Performance artist Erin Devine debuts a new work in response to the 100th anniversary of the groundbreaking of the Torpedo Factory. Titled “Contrab(r)and” this piece focuses on the tragic story of slavery and capitalism during the age of war.
Beginning earlier today, the artist drags a crate for a total of 4500 yards — the launch range of the torpedoes made at the factory. Viewers are invited to assist the artist in the completion of this memorializing act.
Performance Start Time: 1pm
Please note that this performance will begin in the early afternoon, and will continue on through the entirety of the Late Shift later that evening for the course of an estimated nine hours.
Part of the Art Center’s Late Shift: 100 (7-10pm)
From Erin Devine’s Proposal and Artist Statement:
The site of the Torpedo Factory in Alexandria has a long and complex story. This performance reflects on Alexandria’s intersecting histories of slavery and the manufacturing of weapons, both of which are arguably unified by the objectives of capitalism.
During the Civil War, thousands of slaves made their way to Union-occupied Alexandria for sanctuary. To avoid violation of the Fugitive Slave Act of 1850, and to safe keep against their concern that slaves would be used militarily against them, the Union Army held them as “contraband.” This defined these refugees as a supply gained through war and therefore rightful to withhold from use, while also emphasizing their status as property.
In 1918, along the same banks of the Potomac River where the escaped slaves had camped in shanty towns riddled with disease, the Torpedo Factory was built to sell armaments to the allies fighting in World War I. The torpedoes were designed to span a range of 4500 yards. It is estimated that 10,000 torpedoes were manufactured, for both World Wars, and sunk an estimated 1500 ships.
The lives lost as a result of slavery, and those who were killed at sea by the torpedoes made here, are inestimable and ultimately the casualties of man’s insatiable desire for dominance and resources. To mark a memorium, for a total of 4500 yards the artist drags a crate of rock and detritus — suggestive of the scuttled ships and “fill in” (wooden crates filled with debris) that make the framework of banked out land where the factory sits.

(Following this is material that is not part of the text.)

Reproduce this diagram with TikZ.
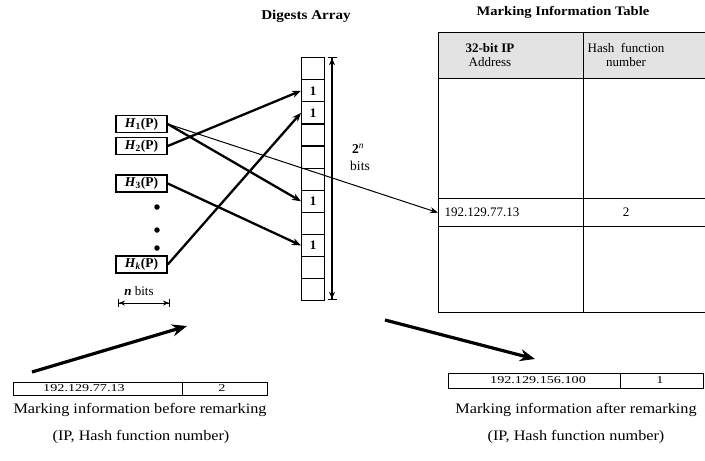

The sound element includes the seismic recordings from submarines, in sync with projections of historic photos from Alexandria’s public archives. The artist’s performance co-recognizes the relationship between war and capitalism and, in its simplicity and duration, pays tribute to their casualties and celebrates the transformation of the factory into a center for art in 1970.
About Erin Devine
Erin Devine is an artist, writer, curator, and educator based in Alexandria. Her performance work has been commissioned for the Cité Internationale des Artes in Paris, Art All Night DC, Pittsburgh International Performance Art Festival, and the Venice International Performance Art Week. She is a contributor to Washington City Paper and Woman’s Art Journal. Devine’s next curatorial project, (In)Justice Systems, will open at the Brentwood Arts Exchange in March.